Monday, May. 04, 1987
Foiling A Revolt
Their numbers were small, but their dreams had a malevolently delusive grandeur: they aimed to destroy the U.S. Government "and form a new Aryan nation by armed revolution." Moreover, they were well embarked on a round of robberies, bombings and assassination attempts.
Those were the central charges in indictments won last week by federal prosecutors against 15 white supremacists. Ten men were accused of sedition by a grand jury in Fort Smith, Ark.; one of them, plus four other men, was also charged with plotting to murder a federal judge and an FBI agent. Three of the Fort Smith defendants and a woman were separately indicted by a grand jury in Denver for depriving Radio Talk Show Host Alan Berg of his civil rights -- by machine-gunning him to death in 1984.
Seven of the 15 are already serving prison terms for previous convictions. Louis Beam Jr., 40, a onetime Texas Ku Klux Klan organizer, is still at large. The other seven were arrested last week. They include two of the nation's best-known preachers of Hitlerite philosophy: Aryan Nations Leader Richard Butler, 69, and former Michigan K.K.K. Chief Robert Miles, 62. If convicted, the defendants face maximum prison terms ranging from ten years to life.

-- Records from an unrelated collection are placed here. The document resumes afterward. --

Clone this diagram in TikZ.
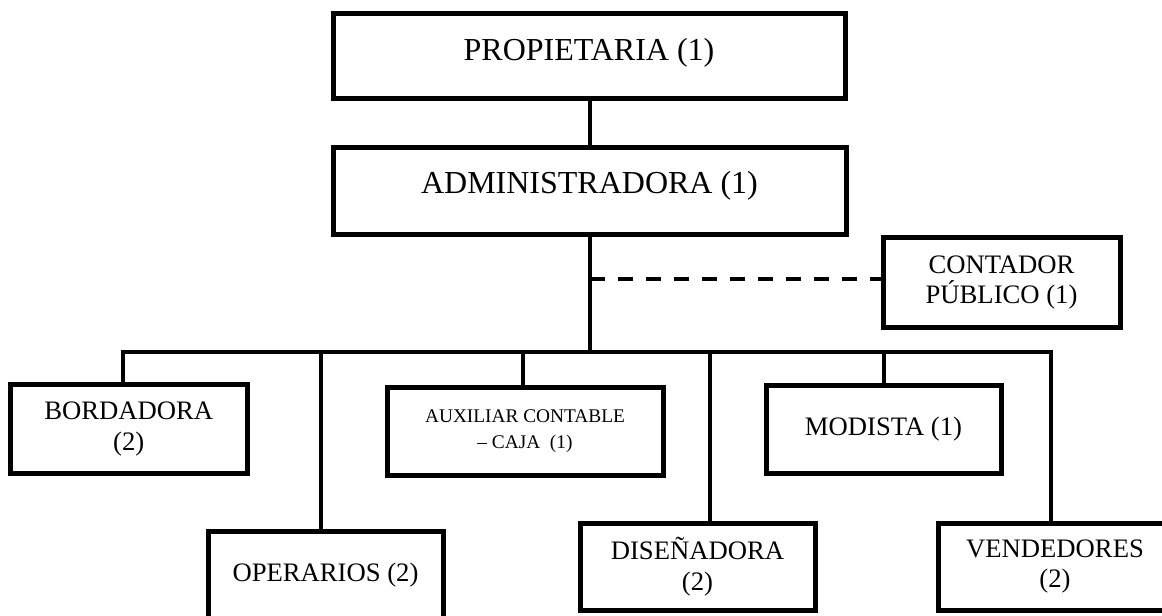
\documentclass[tikz,border=0pt]{standalone}
\usepackage{fontspec}
\setmainfont{Liberation Serif}
\begin{document}
\begin{tikzpicture}[x=0.75pt,y=-0.75pt,
  box/.style={draw, line width=3.75pt, rectangle, inner sep=0pt, align=center,
    minimum width=176.25pt, minimum height=66pt, font=\fontsize{20}{23}\selectfont},
  conn/.style={line width=3pt},
  dashconn/.style={line width=3pt, dash pattern=on 11.25pt off 9.75pt}]
\useasboundingbox[fill=white] (0,0) rectangle (1162,616);

% boxes
\node[box, minimum width=384pt, minimum height=64pt, font=\fontsize{24}{28}\selectfont,
  text height=16pt, text depth=9.6pt] (prop) at (589,55.75) {PROPIETARIA (1)};
\node[box, minimum width=384.75pt, minimum height=65pt, font=\fontsize{24}{28}\selectfont,
  text height=16pt, text depth=12.25pt] (admin) at (589.5,190.75) {ADMINISTRADORA (1)};
\node[box, minimum width=177.75pt, minimum height=66.75pt] (cont) at (1001.5,282.5) {CONTADOR\\PÚBLICO (1)};
\node[box, minimum width=177.4pt, minimum height=66.4pt] (bord) at (128.75,429.25) {BORDADORA\\(2)};
\node[box] (oper) at (325.5,575) {OPERARIOS (2)};
\node[box, minimum width=207pt, font=\fontsize{14.5}{20}\selectfont] (aux) at (525,431) {AUXILIAR CONTABLE\\– CAJA\ \ (1)};
\node[box] (mod) at (883.5,429) {MODISTA (1)};
\node[box, minimum height=65.25pt] (dis) at (697.5,566.5) {DISEÑADORA\\(2)};
\node[box, minimum width=175.5pt, minimum height=65.25pt] (vend) at (1055,566.5) {VENDEDORES\\(2)};

% connector points
\coordinate (bus) at (590,352);
\coordinate (dj) at (590,279);
\coordinate (b1) at (123,352);
\coordinate (b2) at (321,352);
\coordinate (b3) at (523,352);
\coordinate (b4) at (710,352);
\coordinate (b5) at (884,352);
\coordinate (b6) at (1051,352);

% connectors
\draw[conn] (bus |- prop.south) -- (bus |- admin.north);
\draw[conn] (bus |- admin.south) -- (bus);
\draw[dashconn] (dj) -- (dj -| cont.west);
\draw[conn] (b1 |- bord.north) -- (b1) -- (b6) -- (b6 |- vend.north);
\draw[conn] (b2) -- (b2 |- oper.north);
\draw[conn] (b3) -- (b3 |- aux.north);
\draw[conn] (b4) -- (b4 |- dis.north);
\draw[conn] (b5) -- (b5 |- mod.north);
\end{tikzpicture}
\end{document}
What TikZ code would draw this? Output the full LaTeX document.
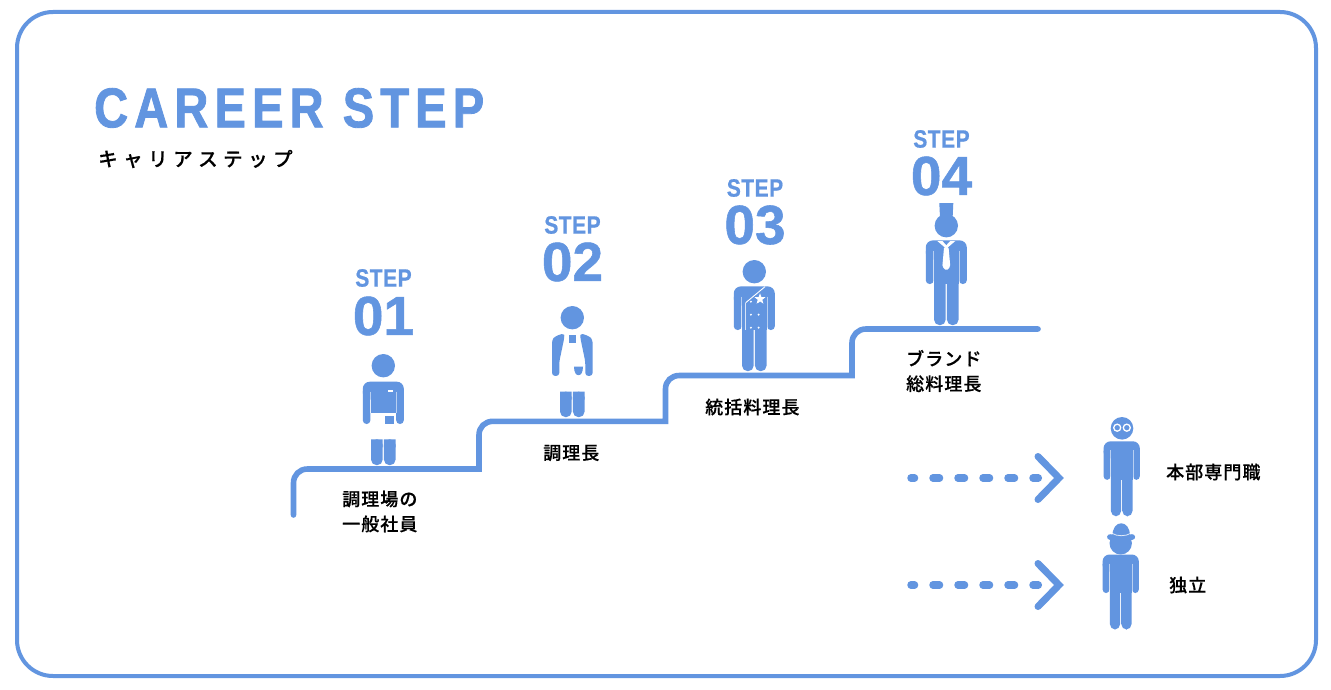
\documentclass[tikz,border=0pt]{standalone}
\usepackage{fontspec}
\setmainfont{Noto Sans CJK JP}
\newfontfamily\jpm[LetterSpace=6,FakeBold=.4]{Noto Sans CJK JP Medium}
\newfontfamily\jps[FakeBold=.4]{Noto Sans CJK JP Medium}
\newfontfamily\ttl[LetterSpace=11,FakeStretch=.84,FakeBold=1.5]{Liberation Sans Bold}
\newfontfamily\stp[LetterSpace=2,FakeStretch=.84,FakeBold=.6]{Liberation Sans Bold}
\newfontfamily\nmb[FakeStretch=1,FakeBold=1]{Liberation Sans Bold}
\usetikzlibrary{shapes.geometric}
\definecolor{cb}{HTML}{6295E0}
\newcommand{\figlegs}[1]{%
  \fill[cb,rounded corners=5.6pt] (-12.3,#1) -- (-.6,#1) -- (-.6,99.5) -- (-12.3,99.5) -- cycle;
  \fill[cb,rounded corners=5.6pt] (.6,#1) -- (12.3,#1) -- (12.3,99.5) -- (.6,99.5) -- cycle;
  \fill[cb] (-12.3,#1) rectangle (-.6,#1+8) (.6,#1) rectangle (12.3,#1+8);}
\tikzset{
  x=1pt,y=-1pt,
  lab/.style={font=\jpm\fontsize{18}{25}\selectfont,text=black,align=left,inner sep=0pt},
  steptxt/.style={font=\stp\fontsize{25}{25}\selectfont,text=cb,inner sep=0pt},
  numtxt/.style={font=\nmb\fontsize{55}{55}\selectfont,text=cb,inner sep=0pt},
  stair/.style={draw=cb,line width=5.6pt,line cap=round,line join=miter},
  dashline/.style={draw=cb,line width=7.5pt,line cap=round,dash pattern=on 6.5pt off 18.5pt,dash phase=3pt},
  chev/.style={draw=cb,line width=7pt,line cap=round,line join=miter},
  hl/.style={draw=white,line width=.7pt,draw opacity=.55},
  pics/fullfig/.style={code={
    \fill[cb] (0,0) circle (11.7);
    \fill[cb,rounded corners=7pt] (-20.5,14.7) rectangle (20.5,34);
    \fill[cb,rounded corners=3.7pt] (-20.5,22) rectangle (-12.6,58.3);
    \fill[cb,rounded corners=3.7pt] (12.6,22) rectangle (20.5,58.3);
    \fill[cb] (-12.6,18) rectangle (12.6,58.5);
    \figlegs{50}
    \draw[hl] (-12.6,25) -- (-12.6,58) (12.6,25) -- (12.6,58);
  }},
}
\begin{document}
\begin{tikzpicture}
\useasboundingbox (0,0) rectangle (1331,690);
\fill[white] (0,0) rectangle (1331,690);
\node[draw=cb,line width=4pt,rounded corners=36pt,minimum width=1299pt,minimum height=664pt,inner sep=0pt] (frame) at (666.5,344) {};

\node[anchor=west,inner sep=0pt,text=cb,font=\ttl\fontsize{56}{56}\selectfont] (title) at (94,108) {CAREER STEP};
\node[anchor=west,inner sep=0pt,font=\jps\fontsize{19.5}{20}\selectfont] (sub) at (98,159) {キ\kern5.5ptャ\kern5.5ptリ\kern5.5ptア\kern5.5ptス\kern5.5ptテ\kern5.5ptッ\kern5.5ptプ};

% stairs
\coordinate (s0) at (293.5,515);
\coordinate (s2) at (479,469);
\coordinate (s4) at (665.5,421.3);
\coordinate (s6) at (852,375.5);
\coordinate (s8) at (1038,329);
\draw[stair] (s0) -- (293.5,483) .. controls (293.5,475) and (299.5,469) .. (307.5,469)
  -- (s2) -- (479,435) .. controls (479,427) and (485,421.3) .. (493,421.3)
  -- (s4) -- (665.5,389) .. controls (665.5,381) and (671.5,375.5) .. (679.5,375.5)
  -- (s6) -- (852,343) .. controls (852,335) and (858,329) .. (866,329) -- (s8);

% STEP labels
\node[steptxt] (st1) at (383.5,278) {STEP};
\node[numtxt] (n1) at (383.5,316) {01};
\node[steptxt] (st2) at (572.5,225) {STEP};
\node[numtxt] (n2) at (572.5,262) {02};
\node[steptxt] (st3) at (755,188) {STEP};
\node[numtxt] (n3) at (755,225) {03};
\node[steptxt] (st4) at (941.5,139) {STEP};
\node[numtxt] (n4) at (941.5,176) {04};

% figure 1
\begin{scope}[shift={(383.3,365.7)}]
  \fill[cb] (0,0) circle (11.7);
  \fill[cb,rounded corners=7pt] (-20.5,16) rectangle (20.5,34);
  \fill[cb,rounded corners=3.7pt] (-20.5,22) rectangle (-12.9,58.3);
  \fill[cb,rounded corners=3.7pt] (12.9,22) rectangle (20.5,58.3);
  \fill[cb] (-12.6,20) rectangle (12.6,47);
  \draw[hl] (-12.9,26) -- (-12.9,47) (12.9,26) -- (12.9,47);
  \fill[white] (4.7,24.3) rectangle (10,26.3);
  \fill[cb] (1.7,50.5) rectangle (10.7,57.8);
  \figlegs{73.6}
\end{scope}

% figure 2
\begin{scope}[shift={(572.3,317.7)}]
  \fill[cb] (0,0) circle (11.7);
  \fill[cb,rounded corners=3pt] (-8,15.5) -- (-8,20) -- (-13,44) -- (-13,58.2) -- (-20.3,58.2) -- (-20.3,22) -- (-17,18.5) -- cycle;
  \fill[cb,rounded corners=3pt] (8,15.5) -- (8,20) -- (13,44) -- (13,58.2) -- (20.3,58.2) -- (20.3,22) -- (17,18.5) -- cycle;
  \fill[cb] (-3.4,17) rectangle (3.4,25);
  \fill[cb] (1.7,49) -- (10.7,49) .. controls (10.7,55) and (8.4,57.5) .. (6.2,57.5) .. controls (4,57.5) and (1.7,55) .. (1.7,49) -- cycle;
  \figlegs{74}
\end{scope}

% figure 3
\pic at (754.3,271.7) {fullfig};
\begin{scope}[shift={(754.3,271.7)}]
  \draw[white,line width=.9pt,line join=round] (10.7,15) -- (-8.6,31);
  \draw[white,line width=.8pt,draw opacity=.75] (-8.6,31) -- (-8.6,58);
  \node[star,star points=5,star point ratio=2.4,fill=white,minimum size=11.5pt,inner sep=0pt] (star1) at (5.7,27.3) {};
  \foreach \py in {30,43,56} {
    \fill[white] (-3.4,\py) circle (1.1);
    \fill[white] (4.3,\py) circle (1.1);
  }
\end{scope}

% figure 4
\pic at (946.3,225.7) {fullfig};
\begin{scope}[shift={(946.3,225.7)}]
  \fill[cb] (-7,-22.7) -- (7,-22.7) -- (6.3,-8) -- (-6.3,-8) -- cycle;
  \fill[white] (-9,15.3) -- (9,15.3) -- (0,23) -- cycle;
  \fill[cb] (-3.7,15.3) -- (3.7,15.3) -- (0,19.3) -- cycle;
  \fill[white,rounded corners=1.5pt] (-2.2,21) -- (2.2,21) -- (4,41) -- (0,45) -- (-4,41) -- cycle;
\end{scope}

% figure 5
\pic[transform shape] at (1121.7,428.3) [scale=.885] {fullfig};
\begin{scope}[shift={(1122,428.3)}]
  \fill[cb] (0,0) circle (11.3);
  \draw[white,line width=1.3pt] (-4.8,-.6) circle (3.5) (4.8,-.6) circle (3.5);
\end{scope}

% figure 6
\pic[transform shape] at (1120.7,541.5) [scale=.885] {fullfig};
\begin{scope}[shift={(1120.7,543.3)}]
  \fill[cb] (0,0) circle (11.2);
  \fill[cb] (-8.3,-7) .. controls (-8.3,-16) and (-4,-20) .. (.5,-20) .. controls (5,-20) and (9.3,-16) .. (9.3,-7) -- cycle;
  \draw[cb,line width=5.6pt,line cap=round] (-10.8,-6.3) .. controls (-5,-5.5) and (6,-5.5) .. (11.6,-6.3);
  \draw[white,line width=.8pt,draw opacity=.8] (-8.7,-10) .. controls (-4,-6.8) and (5,-6.8) .. (10,-10);
\end{scope}

% arrows
\coordinate (a1s) at (911,478);
\coordinate (a1e) at (1038.3,478);
\coordinate (a2s) at (911,585);
\coordinate (a2e) at (1038.3,585);
\draw[dashline] (a1s) -- (a1e);
\draw[dashline] (a2s) -- (a2e);
\draw[chev] (1038,456.5) -- (1059,478) -- (1038,499.5);
\draw[chev] (1038,563.5) -- (1059,585) -- (1038,606.5);

% labels
\node[lab,anchor=west] (l1) at (342,511.5) {調理場の\\一般社員};
\node[lab,anchor=west] (l2) at (543,453) {調理長};
\node[lab,anchor=west] (l3) at (705,407) {統括料理長};
\node[lab,anchor=west] (l4) at (906,371) {ブランド\\総料理長};
\node[lab,anchor=west] (l5) at (1166,472) {本部専門職};
\node[lab,anchor=west] (l6) at (1169,585) {独立};
\end{tikzpicture}
\end{document}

According to the Fort Smith indictment, the sedition began when some 200 white racists convened at Butler's compound in Hayden Lake, Idaho, in July 1983. There, the ringleaders agreed on a revolution to be financed by robberies and counterfeiting and carried out by bombings of gas and power lines, polluting of municipal water supplies and killings of federal officials and Jews. Operations apparently began the next month with the bombing of a Jewish community center in Bloomington, Ind.
It was a well-funded, high-tech guerrilla war. Within the first year, the conspirators had transferred $3.6 million from California to Idaho. They also planned to set up a "secure nationwide computer system" to link scattered far-right groups. Authorities expect they have not heard the last of the right-wing brotherhood. White supremacists, says Kenneth Walton, head of the FBI in Michigan, "are very active in recruiting members in federal prisons. They will be released like time bombs."